The Way We Care for Cars Is Quietly Changing

Author: Autobridge (Xiamen)     Publish Time: 2025-11-21      Origin: Site

Oil Changes Are Still Happening—But for Different Reasons

During the 2024 monsoon season, at a Toyota-authorised workshop in Bangkok’s Don Mueang district, technician Anan lifted the bonnet of a Corolla Cross Hybrid and ran his finger along the dipstick—dark, but not milky. The car had just returned from Bang Pakong, where last week’s floods left water halfway up the tyres. He pulled back the rear seat cushion to reveal the battery cooling intake filter, clogged with strands of hair and snack crumbs. “The owner is a ride-hailing driver,” Anan said, shaking his head as he cleaned it. “His kids eat in the back all day.” When the filter gets blocked, the battery overheats, the car limits power, and passengers complain the car feels “weak”—not because something’s broken, but because airflow is restricted.

Hybrid vehicles still require oil changes, though intervals have stretched to 10,000 kilometres. Spark plugs last longer, yet frequent low-speed engine starts lead to more carbon buildup. Brake pads wear slower thanks to regenerative braking, but if the car drives through floodwater, the E-CVT transmission is more sensitive to moisture than traditional automatics. “Before, we’d check the oil pan for metal shavings to judge engine health,” said Lao Nguyen, who has run a repair shop in Ho Chi Minh City for ten years. “Now we plug in a computer and read the battery’s state-of-charge curve.”

With pure electric vehicles, the shift is even more pronounced. At a BYD service centre in southern Jakarta, receptionist Lina told me the top three reasons Atto 3 owners bring their cars in are: musty cabin air (41%), tyre pressure warnings (32%), and charging port noises (18%). None involve the drivetrain. “They expect a major repair,” she said, “but often it’s just a dirty cabin filter or a tyre scraped on a raised manhole cover.”

Electric cars eliminate oil, belts, and exhaust systems—but introduce new maintenance points. Battery coolant, for instance, must be replaced every three years; if its conductivity rises, it risks short circuits. High-voltage connectors need regular checks for seal degradation—especially critical in Southeast Asia, where humidity routinely exceeds 80%.

Rainforests Fear Water; Deserts Fear Dust

In District 7 of Ho Chi Minh City, a late-afternoon thunderstorm had just passed, leaving streets half-flooded. A white Atto 3 crept through, its 170mm ground clearance barely keeping the battery pack above water. Owner Mr. Tran wasn’t worried: “I added the factory underbody shield—2.5mm thick, with an epoxy coating.” He opened his phone app to show the battery temperature graph: peaked at 38°C over the past hour, triggering low-power mode automatically.

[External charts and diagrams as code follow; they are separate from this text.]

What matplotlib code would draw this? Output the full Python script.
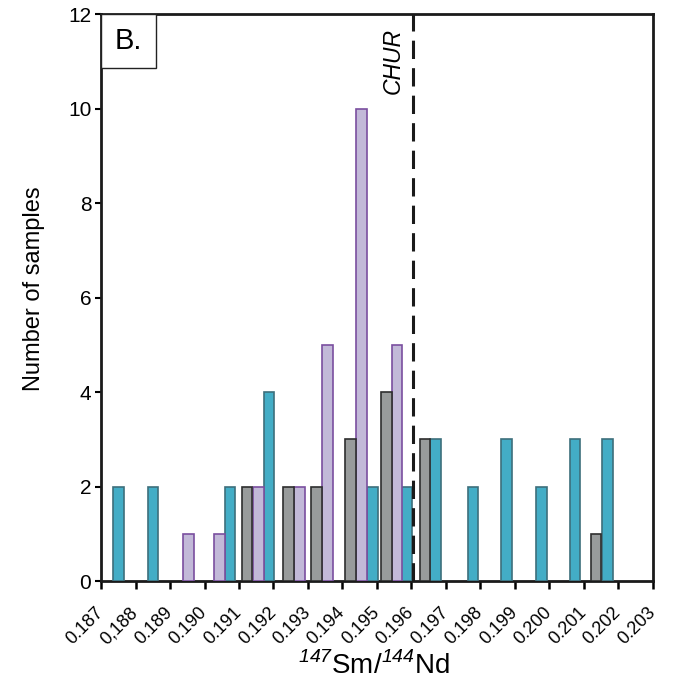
import matplotlib
matplotlib.use('Agg')
import matplotlib.pyplot as plt
from matplotlib.patches import Rectangle

# 147Sm/144Nd values (bar centres) and sample counts for each group
teal_ratio = [0.18751, 0.18851, 0.19074, 0.19187, 0.19487, 0.19586,
              0.19669, 0.19778, 0.19875, 0.19977, 0.20074, 0.20169]
teal_count = [2, 2, 2, 4, 2, 2, 3, 2, 3, 2, 3, 3]

purple_ratio = [0.18953, 0.19043, 0.19156, 0.19275, 0.19356, 0.19455, 0.19558]
purple_count = [1, 1, 2, 2, 5, 10, 5]

gray_ratio = [0.19123, 0.19244, 0.19325, 0.19423, 0.19528, 0.19639, 0.20135]
gray_count = [2, 2, 2, 3, 4, 3, 1]

tick_values = [0.187 + 0.001 * i for i in range(17)]
tick_labels = ['0.187', '0,188', '0.189', '0.190', '0.191', '0.192', '0.193',
               '0.194', '0.195', '0.196', '0.197', '0.198', '0.199', '0.200',
               '0.201', '0.202', '0.203']
chur = 0.19605

plt.rcParams['font.family'] = ['Liberation Sans', 'DejaVu Sans']
plt.rcParams['mathtext.fontset'] = 'custom'
plt.rcParams['mathtext.rm'] = 'Liberation Sans'
plt.rcParams['mathtext.sf'] = 'Liberation Sans:italic'

fig = plt.figure(figsize=(6.78, 6.88), dpi=100)
ax = fig.add_axes([0.149, 0.1555, 0.814, 0.824])

w = 0.00031
ax.bar(teal_ratio, teal_count, width=w, color='#43adc6', edgecolor='#3d6f7c', linewidth=1.2, zorder=3)
ax.bar(purple_ratio, purple_count, width=w, color='#c2b9d8', edgecolor='#7a4f9f', linewidth=1.2, zorder=3)
ax.bar(gray_ratio, gray_count, width=w, color='#989b9b', edgecolor='#2e2e2e', linewidth=1.2, zorder=3)

ax.axvline(chur, color='#1a1a1a', linewidth=2.2, linestyle=(0, (6, 3)), zorder=4)
ax.text(chur - 0.00025, 11.7, 'CHUR', rotation=90, ha='right', va='top',
        fontsize=16.5, style='italic')

ax.set_xlim(0.187, 0.203)
ax.set_ylim(0, 12)
ax.set_xticks(tick_values)
ax.set_xticklabels(tick_labels, rotation=45, ha='right', va='center',
                   rotation_mode='anchor', fontsize=13)
ax.set_yticks(range(0, 13, 2))
ax.tick_params(axis='y', labelsize=15, length=4, width=1.5, pad=3)
ax.tick_params(axis='x', length=6, width=1.8, pad=15)

for s in ax.spines.values():
    s.set_linewidth(2)
    s.set_color('#1a1a1a')

ax.set_ylabel('Number of samples', fontsize=17)
ax.yaxis.set_label_coords(-0.101, 0.515)
ax.set_xlabel(r'$^{\mathsf{147}}$Sm/$^{\mathsf{144}}$Nd', fontsize=20)
ax.xaxis.set_label_coords(0.494, -0.125)

box = Rectangle((0.0, 0.905), 0.1, 0.095, transform=ax.transAxes, facecolor='white',
                edgecolor='#222222', linewidth=1, zorder=5)
ax.add_patch(box)
ax.text(0.05, 0.952, 'B.', transform=ax.transAxes, ha='center', va='center',
        fontsize=21, zorder=6)

fig.savefig('out.png', dpi=100)
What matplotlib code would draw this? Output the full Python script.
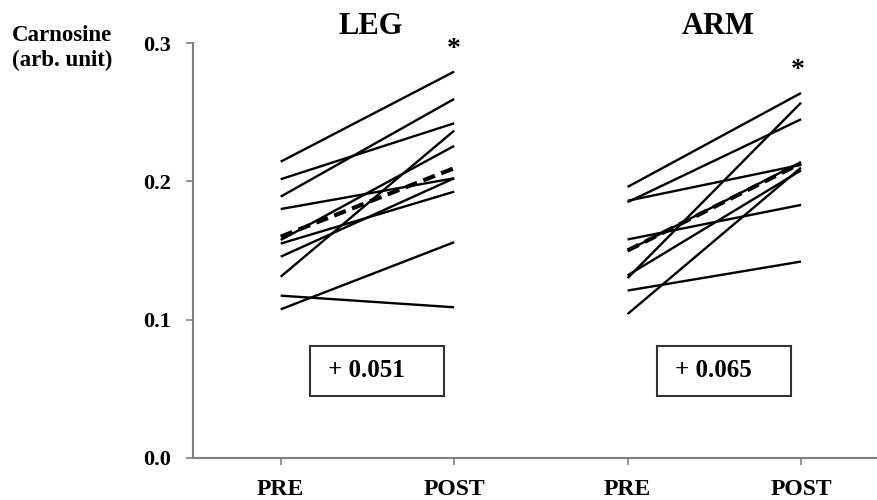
import numpy as np
import matplotlib
matplotlib.use("Agg")
import matplotlib.pyplot as plt
from matplotlib.patches import Rectangle

plt.rcParams['font.family'] = ['Liberation Serif', 'DejaVu Serif']
plt.rcParams['font.weight'] = 'bold'

# Hodnoty jednotlivych subjektu (PRE, POST)
leg_pre = [0.2143, 0.2016, 0.189, 0.180, 0.1576, 0.155, 0.1455, 0.131, 0.1173, 0.1074]
leg_post = [0.2795, 0.2421, 0.2597, 0.2023, 0.2257, 0.1926, 0.2023, 0.2368, 0.1089, 0.156]
arm_pre = [0.196, 0.185, 0.186, 0.158, 0.130, 0.132, 0.121, 0.104, 0.150]
arm_post = [0.264, 0.245, 0.212, 0.183, 0.257, 0.208, 0.142, 0.210, 0.214]

# Prumer skupiny (prerusovana cara)
leg_mean = [0.160, 0.2096]
arm_mean = [0.150, 0.2132]

groups = ["LEG", "ARM"]
deltas = ["+ 0.051", "+ 0.065"]
tick_labels = ["PRE", "POST", "PRE", "POST"]
y_ticks = [0.0, 0.1, 0.2, 0.3]

fig = plt.figure(figsize=(8.77, 5), dpi=100)
ax = fig.add_axes([0.22, 0.0846, 0.78, 0.8288])

for i, (pre, post, mean) in enumerate([(leg_pre, leg_post, leg_mean),
                                       (arm_pre, arm_post, arm_mean)]):
    x0 = 2 * i
    for a, b in zip(pre, post):
        ax.plot([x0, x0 + 1], [a, b], color="black", lw=1.7, solid_capstyle="butt")
    ax.plot([x0, x0 + 1], mean, color="black", lw=3, dashes=(3, 1.6))

    # ramecek s rozdilem
    ax.add_patch(Rectangle((x0 + 0.168, 0.0447), 0.773, 0.0364, fill=False,
                           edgecolor="#333333", lw=1.5))
    ax.text(x0 + 0.495, 0.0629, deltas[i], ha="center", va="center", fontsize=18,
            fontweight="bold")

    ax.text(x0 + 0.52, 0.312, groups[i], ha="center", va="center", fontsize=22,
            fontweight="bold", clip_on=False)

ax.text(1.0, 0.2955, "*", ha="center", va="center", fontsize=20, fontweight="bold",
        clip_on=False)
ax.text(2.98, 0.2805, "*", ha="center", va="center", fontsize=20, fontweight="bold",
        clip_on=False)

ax.set_xlim(-0.506, 3.438)
ax.set_ylim(0, 0.3)
ax.set_xticks([0, 1, 2, 3])
ax.set_xticklabels(tick_labels, fontsize=17, fontweight="bold")
ax.set_yticks(y_ticks)
ax.set_yticklabels([f"{v:.1f}" for v in y_ticks], fontsize=16, fontweight="bold")
ax.tick_params(axis="y", length=5, width=1.2, color="#808080", pad=11)
ax.tick_params(axis="x", length=5, width=1.2, color="#808080", pad=10)

for s in ["top", "right"]:
    ax.spines[s].set_visible(False)
for s in ["left", "bottom"]:
    ax.spines[s].set_color("#808080")
    ax.spines[s].set_linewidth(1.5)

fig.text(0.014, 0.904, "Carnosine\n(arb. unit)", ha="left", va="center", fontsize=16.5,
         fontweight="bold", linespacing=1.2)

fig.savefig("out.png", dpi=100)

In Dubai’s Jebel Ali industrial zone, the challenge is the opposite. Engineer Karim parked his Atto 3 outdoors for three months. Fine sand coated the front grille. He ignored it until one day, while cruising on the highway, a “motor overheating” warning flashed. Repairs revealed the heat pump condenser was clogged—cooling efficiency dropped by nearly 30%. “Now I blow out the grille with an air gun every week,” he said. “Like cleaning a camel’s nostrils.”

Local conditions shape care routines in stark ways. In Bandung, Indonesia, workshops remind customers before monsoon season to inspect waterproof seals on underbody wiring. In Jeddah, Saudi Arabia, dealers offer “dust protection kits”: high-efficiency air filters, anti-static wheel covers, UV-resistant sunshades.

Even identical components meet different fates. The Atto 3’s panoramic roof is popular in Vietnam—its extra light helps on cloudy days. But in Abu Dhabi, over 60% of buyers add a retractable sunshade; without it, summer cabin temperatures can hit 65°C, forcing the infotainment screen to throttle performance.

Two Cars, Two Paths: Corolla Cross Hybrid and Atto 3

In Nakhon Ratchasima, Thailand, taxi driver Somchai has driven his Corolla Cross Hybrid for three years and 180,000 kilometres. His favourite feature? “I don’t refuel often—city fuel consumption is just 4.5L/100km.” But he complains: “The AC is slow in the morning, especially for my first passenger.” That’s because hybrids prioritise electric drive at startup; the engine—and its traditional compressor—only kick in once battery charge drops below 60%. Many users didn’t understand this at first.

Toyota has sold hybrids in Southeast Asia for over a decade. Its service network is mature, and technicians know the THS system well. Local models have been tweaked—electric AC compressors are more powerful, and engine engagement logic is optimised for stop-and-go traffic.

BYD entered Southeast Asia and the Middle East more recently, but quickly gained traction. The Atto 3 now sells steadily in Thailand, Israel, and Singapore. To handle tropical heat and humidity, it features enhanced thermal management, better sealing, and improved cabin filtration. In desert markets, intake systems are reinforced against dust, and electronic components meet higher temperature ratings.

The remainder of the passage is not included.